Warren Buffett has a problem that most investors could only dream of. He has too much money. His company sits on a huge pile of cash and he's having a hard time investing it all.

Decades ago Mr. Buffett would snap up small firms, such as See's Candies, without much difficulty and they could meaningfully boost his returns. These days, he seeks companies in the $5-billion to $20-billion range because the smaller fry aren't really worth his time.

Size is also a big issue for many professional money managers. Once their portfolios grow too big, it becomes necessary for them to stick to large liquid stocks that can be easily traded.

Problem is, these are just the sort of stocks that tend to perform poorly according to a study by Yale University professor Roger Ibbotson.

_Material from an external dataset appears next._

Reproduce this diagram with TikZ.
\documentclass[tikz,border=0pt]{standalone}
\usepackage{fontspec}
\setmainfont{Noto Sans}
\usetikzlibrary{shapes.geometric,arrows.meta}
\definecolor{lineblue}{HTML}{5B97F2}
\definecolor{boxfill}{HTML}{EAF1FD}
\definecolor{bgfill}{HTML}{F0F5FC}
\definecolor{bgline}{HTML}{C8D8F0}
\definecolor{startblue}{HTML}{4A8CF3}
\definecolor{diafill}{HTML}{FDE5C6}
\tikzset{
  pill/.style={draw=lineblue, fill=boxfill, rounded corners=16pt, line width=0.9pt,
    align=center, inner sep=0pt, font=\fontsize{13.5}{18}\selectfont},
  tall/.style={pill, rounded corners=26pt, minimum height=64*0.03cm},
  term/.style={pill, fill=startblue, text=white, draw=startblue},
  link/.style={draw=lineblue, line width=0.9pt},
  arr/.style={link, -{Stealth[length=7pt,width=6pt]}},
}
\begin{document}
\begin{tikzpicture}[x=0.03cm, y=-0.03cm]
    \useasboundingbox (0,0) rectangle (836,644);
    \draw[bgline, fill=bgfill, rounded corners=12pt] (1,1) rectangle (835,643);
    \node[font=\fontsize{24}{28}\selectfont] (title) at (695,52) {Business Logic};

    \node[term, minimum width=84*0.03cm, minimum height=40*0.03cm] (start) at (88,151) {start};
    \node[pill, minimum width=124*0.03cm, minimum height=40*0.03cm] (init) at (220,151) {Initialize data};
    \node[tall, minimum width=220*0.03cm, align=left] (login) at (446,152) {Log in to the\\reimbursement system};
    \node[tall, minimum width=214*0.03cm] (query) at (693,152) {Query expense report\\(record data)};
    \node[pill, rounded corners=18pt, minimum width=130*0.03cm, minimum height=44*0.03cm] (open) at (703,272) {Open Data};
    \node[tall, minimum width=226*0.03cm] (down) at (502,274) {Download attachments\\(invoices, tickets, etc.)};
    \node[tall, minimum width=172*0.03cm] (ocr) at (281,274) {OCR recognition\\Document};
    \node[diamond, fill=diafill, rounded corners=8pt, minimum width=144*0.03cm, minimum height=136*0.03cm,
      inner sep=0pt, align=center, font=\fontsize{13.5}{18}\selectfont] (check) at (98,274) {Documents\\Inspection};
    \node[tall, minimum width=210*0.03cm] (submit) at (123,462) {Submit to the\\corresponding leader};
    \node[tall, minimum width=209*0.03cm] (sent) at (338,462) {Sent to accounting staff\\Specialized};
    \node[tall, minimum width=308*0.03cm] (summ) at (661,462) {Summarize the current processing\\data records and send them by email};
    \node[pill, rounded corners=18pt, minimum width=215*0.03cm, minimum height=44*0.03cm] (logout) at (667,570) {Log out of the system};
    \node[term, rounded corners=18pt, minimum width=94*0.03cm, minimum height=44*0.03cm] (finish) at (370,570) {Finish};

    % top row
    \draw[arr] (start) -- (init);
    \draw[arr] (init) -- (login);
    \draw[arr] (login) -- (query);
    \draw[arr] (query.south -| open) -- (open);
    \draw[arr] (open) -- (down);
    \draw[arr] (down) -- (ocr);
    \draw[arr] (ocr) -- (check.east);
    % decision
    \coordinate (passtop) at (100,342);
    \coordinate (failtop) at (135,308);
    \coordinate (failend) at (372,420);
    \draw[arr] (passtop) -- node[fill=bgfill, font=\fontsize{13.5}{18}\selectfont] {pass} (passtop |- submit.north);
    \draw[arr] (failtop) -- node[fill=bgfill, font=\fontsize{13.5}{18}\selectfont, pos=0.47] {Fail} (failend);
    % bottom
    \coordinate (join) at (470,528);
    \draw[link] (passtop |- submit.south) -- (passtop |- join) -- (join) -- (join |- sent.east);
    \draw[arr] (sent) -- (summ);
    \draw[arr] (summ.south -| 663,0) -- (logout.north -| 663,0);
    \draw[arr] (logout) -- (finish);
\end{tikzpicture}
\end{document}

There are several ways to measure liquidity, and Prof. Ibbotson opted to add up a stock's monthly turnover (trading volume divided by shares outstanding) over the past year. Turnover focuses on how easy it would be to buy, say, 10 per cent of a company's stock rather than $1,000 of its shares. The measure scales well, which makes it applicable to a broad range of investors, from small-stocks aficionados to the blue-chip crowd.

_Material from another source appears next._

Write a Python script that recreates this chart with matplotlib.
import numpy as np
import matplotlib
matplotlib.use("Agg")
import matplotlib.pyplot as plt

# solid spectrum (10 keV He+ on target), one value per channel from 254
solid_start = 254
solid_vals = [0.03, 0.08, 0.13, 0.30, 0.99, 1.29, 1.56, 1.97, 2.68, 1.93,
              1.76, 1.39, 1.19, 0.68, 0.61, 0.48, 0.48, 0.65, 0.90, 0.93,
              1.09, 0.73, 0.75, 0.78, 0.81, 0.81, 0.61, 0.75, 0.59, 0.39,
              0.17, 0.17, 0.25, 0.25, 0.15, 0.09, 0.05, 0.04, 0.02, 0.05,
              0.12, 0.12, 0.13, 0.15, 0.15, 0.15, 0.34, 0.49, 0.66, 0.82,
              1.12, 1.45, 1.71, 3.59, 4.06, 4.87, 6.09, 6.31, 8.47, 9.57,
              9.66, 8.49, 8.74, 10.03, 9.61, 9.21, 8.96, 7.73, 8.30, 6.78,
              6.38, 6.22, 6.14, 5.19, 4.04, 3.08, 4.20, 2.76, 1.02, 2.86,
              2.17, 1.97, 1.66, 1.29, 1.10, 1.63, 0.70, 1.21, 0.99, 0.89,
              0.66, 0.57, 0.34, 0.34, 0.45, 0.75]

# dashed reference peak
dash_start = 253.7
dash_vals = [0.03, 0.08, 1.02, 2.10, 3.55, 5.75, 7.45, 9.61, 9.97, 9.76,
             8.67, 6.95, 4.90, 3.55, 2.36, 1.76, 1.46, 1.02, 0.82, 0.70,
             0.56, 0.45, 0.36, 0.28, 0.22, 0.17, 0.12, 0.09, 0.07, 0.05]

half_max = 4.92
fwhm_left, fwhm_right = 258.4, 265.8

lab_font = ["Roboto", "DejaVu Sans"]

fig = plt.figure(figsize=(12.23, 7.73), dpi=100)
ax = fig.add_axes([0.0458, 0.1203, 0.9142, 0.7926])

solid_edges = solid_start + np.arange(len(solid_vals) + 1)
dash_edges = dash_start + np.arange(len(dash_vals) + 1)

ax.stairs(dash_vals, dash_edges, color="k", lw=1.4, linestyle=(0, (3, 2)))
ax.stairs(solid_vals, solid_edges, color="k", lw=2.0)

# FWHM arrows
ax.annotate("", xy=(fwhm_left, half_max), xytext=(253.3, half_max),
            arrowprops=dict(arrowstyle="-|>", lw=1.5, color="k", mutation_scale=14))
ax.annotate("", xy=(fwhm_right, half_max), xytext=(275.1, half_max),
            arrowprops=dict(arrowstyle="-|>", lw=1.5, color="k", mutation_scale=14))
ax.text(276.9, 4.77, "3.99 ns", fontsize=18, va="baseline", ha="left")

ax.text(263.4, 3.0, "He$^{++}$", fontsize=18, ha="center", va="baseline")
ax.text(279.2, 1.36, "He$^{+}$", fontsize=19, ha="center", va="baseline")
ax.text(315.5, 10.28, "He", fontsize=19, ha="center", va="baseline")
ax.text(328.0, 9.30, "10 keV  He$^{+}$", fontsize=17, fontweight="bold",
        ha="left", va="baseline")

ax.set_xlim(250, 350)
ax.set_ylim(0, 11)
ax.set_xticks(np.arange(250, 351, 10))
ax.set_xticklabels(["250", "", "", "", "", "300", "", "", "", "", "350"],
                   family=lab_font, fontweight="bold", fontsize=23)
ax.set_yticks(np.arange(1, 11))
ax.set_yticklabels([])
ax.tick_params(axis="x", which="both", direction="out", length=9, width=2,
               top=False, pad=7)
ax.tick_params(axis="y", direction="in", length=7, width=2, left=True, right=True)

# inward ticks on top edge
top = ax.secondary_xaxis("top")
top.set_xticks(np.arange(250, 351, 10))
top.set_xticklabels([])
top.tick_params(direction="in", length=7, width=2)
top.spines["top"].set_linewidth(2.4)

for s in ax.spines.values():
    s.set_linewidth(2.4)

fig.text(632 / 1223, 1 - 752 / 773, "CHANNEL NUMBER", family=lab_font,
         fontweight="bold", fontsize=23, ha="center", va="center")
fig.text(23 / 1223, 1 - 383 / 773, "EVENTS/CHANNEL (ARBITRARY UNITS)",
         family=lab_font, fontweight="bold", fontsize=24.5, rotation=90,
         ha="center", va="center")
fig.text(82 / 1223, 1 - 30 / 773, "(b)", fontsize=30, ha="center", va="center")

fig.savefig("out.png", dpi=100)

Prof. Ibbotson looked at the 3,500 largest stocks in United States by market capitalization from January, 1972, to December, 2011, with some exceptions. As a group, these stocks gained an average of 12.2 per cent annually over the period and had an annual standard deviation (or volatility) of 22.4 per cent.

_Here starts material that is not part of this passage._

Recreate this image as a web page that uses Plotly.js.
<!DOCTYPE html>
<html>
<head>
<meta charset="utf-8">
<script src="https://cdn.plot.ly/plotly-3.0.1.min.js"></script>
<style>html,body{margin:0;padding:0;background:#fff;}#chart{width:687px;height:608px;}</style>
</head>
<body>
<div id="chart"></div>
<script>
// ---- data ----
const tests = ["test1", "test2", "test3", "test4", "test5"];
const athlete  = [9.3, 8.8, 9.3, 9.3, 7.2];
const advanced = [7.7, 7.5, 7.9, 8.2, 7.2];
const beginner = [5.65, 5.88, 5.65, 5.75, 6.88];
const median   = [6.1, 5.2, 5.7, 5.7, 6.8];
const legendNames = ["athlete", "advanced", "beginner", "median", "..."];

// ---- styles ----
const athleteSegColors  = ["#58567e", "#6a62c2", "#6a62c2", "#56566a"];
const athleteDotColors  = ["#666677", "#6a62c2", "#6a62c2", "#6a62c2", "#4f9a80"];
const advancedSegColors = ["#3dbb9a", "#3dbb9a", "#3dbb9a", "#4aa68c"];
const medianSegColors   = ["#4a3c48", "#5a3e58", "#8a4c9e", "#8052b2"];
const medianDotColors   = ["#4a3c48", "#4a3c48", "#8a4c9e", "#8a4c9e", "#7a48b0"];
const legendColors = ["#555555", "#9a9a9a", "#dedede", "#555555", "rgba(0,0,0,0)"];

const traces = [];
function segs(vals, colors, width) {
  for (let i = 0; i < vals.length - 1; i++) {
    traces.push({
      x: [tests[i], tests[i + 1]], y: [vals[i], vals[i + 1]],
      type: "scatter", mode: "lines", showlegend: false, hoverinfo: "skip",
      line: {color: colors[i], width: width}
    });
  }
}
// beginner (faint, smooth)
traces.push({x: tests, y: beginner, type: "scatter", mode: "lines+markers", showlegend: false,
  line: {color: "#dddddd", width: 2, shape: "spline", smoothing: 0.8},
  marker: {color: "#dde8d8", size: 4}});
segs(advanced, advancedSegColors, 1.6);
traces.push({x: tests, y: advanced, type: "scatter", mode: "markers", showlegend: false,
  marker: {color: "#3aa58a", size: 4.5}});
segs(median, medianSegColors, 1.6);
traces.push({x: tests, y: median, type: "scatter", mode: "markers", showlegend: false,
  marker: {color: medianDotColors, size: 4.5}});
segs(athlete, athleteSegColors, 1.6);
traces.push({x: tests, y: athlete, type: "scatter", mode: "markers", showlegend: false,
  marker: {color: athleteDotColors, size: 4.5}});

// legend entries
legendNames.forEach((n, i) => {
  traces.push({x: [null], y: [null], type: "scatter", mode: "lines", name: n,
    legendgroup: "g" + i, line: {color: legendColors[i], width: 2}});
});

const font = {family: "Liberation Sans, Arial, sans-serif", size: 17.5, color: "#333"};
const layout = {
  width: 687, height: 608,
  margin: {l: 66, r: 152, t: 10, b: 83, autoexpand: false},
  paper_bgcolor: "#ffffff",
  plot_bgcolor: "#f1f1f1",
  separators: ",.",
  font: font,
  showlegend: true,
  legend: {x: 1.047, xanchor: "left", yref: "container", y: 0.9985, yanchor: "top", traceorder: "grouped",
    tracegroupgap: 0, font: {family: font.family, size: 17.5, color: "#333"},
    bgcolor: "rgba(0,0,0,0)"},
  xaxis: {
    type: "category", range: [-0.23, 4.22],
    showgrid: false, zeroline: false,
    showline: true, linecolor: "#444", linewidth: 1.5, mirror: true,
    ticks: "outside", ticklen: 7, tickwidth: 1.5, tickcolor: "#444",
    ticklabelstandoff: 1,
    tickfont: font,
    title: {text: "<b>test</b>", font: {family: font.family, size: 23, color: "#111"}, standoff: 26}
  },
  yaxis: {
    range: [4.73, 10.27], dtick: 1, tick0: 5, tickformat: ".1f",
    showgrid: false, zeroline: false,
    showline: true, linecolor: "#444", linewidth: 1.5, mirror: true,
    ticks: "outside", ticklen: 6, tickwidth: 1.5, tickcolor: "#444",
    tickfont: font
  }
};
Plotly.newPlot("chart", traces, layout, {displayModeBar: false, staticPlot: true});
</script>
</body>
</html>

To investigate how liquidity affected returns, he sorted the stocks by turnover and divided the list into four equal groups. He then tracked each group's performance for a year before repeating the process.

The least liquid stocks fared the best, with average gains of 14.5 per cent a year and a volatility of 20.4 per cent. Moving to the more liquid groups yielded decreasing returns and increasing volatility, which is a bad combination. The most liquid group advanced only 7.2 per cent a year and came with a staggeringly high volatility of 28.5 per cent.

Liquidity comes at a premium. Regular investors who don't need much liquidity shouldn't pay for it.

I'm not saying everyone should go out and buy roach-motel type stocks that are next to impossible to sell. But they'd probably do well to avoid very active stocks.

Consider Prof. Ibbotson's results when he sorted the stocks according to liquidity and size. The largest and most liquid stocks gained an average of 8.4 per cent a year.

On the other hand, large stocks in the second most liquid group climbed 11.2 per cent per year. That represents a huge return difference for a liquidity reduction that wouldn't be noticed by most investors.

To emphasize the point that popular stocks stink, money manager Patrick O'Shaughnessy looked at 25 U.S. stocks with the highest turnovers from the start of 1984 through to the end of 2013, using rolling annual rebalancing. Over the period the most popular stocks lost an average of 3.1 per cent per year whereas the market gained 11.4 per cent annually. The collapse of the Internet bubble is responsible for some, but by no means all, of the poor performance.

The lesson seems clear: Small investors can benefit by avoiding highly liquid stocks. It might not make them the next Warren Buffett, but it should help their returns over the long term.